The official, from Homs province, said troops took the Khaldiyeh district but were still "cleaning" out rebel-held pockets. He gave no other details and requested anonymity because he wasn't authorized to speak to the media.

A Khaldiyeh-based activist who gave his name as Abu Yasin however said government forces had not advanced beyond a series of buildings they seized earlier in the week.

He said forces loyal to Assad were trying to enter the areas of Bab Houd and Khaldiyeh by pummeling buildings with mortar fire to flush out the rebels.

Another Homs-based activist who gave his name only as Nedal said government troops were shelling heavily around a 12-century mosque in Khaldiyeh, indicating they were still battling for control.

The Khaled Ibn al-Walid mosque, famed for its nine domes and two minarets is an iconic part of the ancient city's skyline.

Homs, 140 kms (88 miles) north of Damascus, is situated at a strategic crossing linking the capital with army bases in coastal regions controlled by Assad's Alawite sect, an offshoot of Shi'ite Islam that has dominated majority Sunni Syria since the 1960s.

The city also links Damascus and the coast with Hezbollah strongholds in neighboring Lebanon.


Russia said that remarks by the new leader of the opposition Syrian National Coalition have raised questions about his dedication to a political solution of the conflict, and urged the group to commit to attending a peace conference.
"The first statements by the new leader of the National Coalition ... raise a whole series of questions about its prospective actions and, most important, about its commitment to a political solution of the prolonged crisis in Syria," Foreign Ministry spokesman Alexander Lukashevich said in a statement.
"What is needed from the new leadership of the National Coalition is a clear and unequivocal expression of readiness to send representatives to the peace conference in Geneva," he said in a statement.

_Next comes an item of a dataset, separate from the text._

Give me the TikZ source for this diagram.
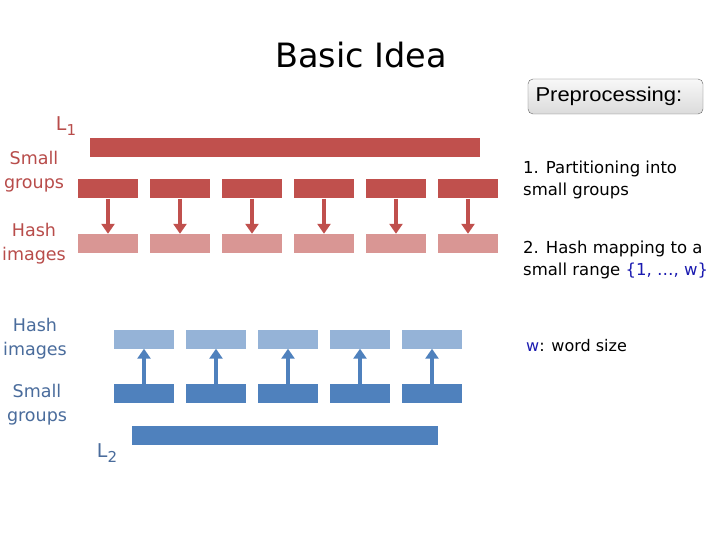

He added that Russia was open to establishing contacts with the opposition group's new leadership.
Russia and the United States announced on May 7 that they would try to bring Syrian government and opposition representatives together at a international conference to seek an end to a war that has killed more than 100,000 people since March 2011, but no date has been set.
Russia, which has given crucial diplomatic support to Syrian President Bashar al-Assad during the conflict and says his exit from power must not be a precondition for peace talks, has suggested that the main obstacles to the conference are disunity and a lack of commitment among the opposition.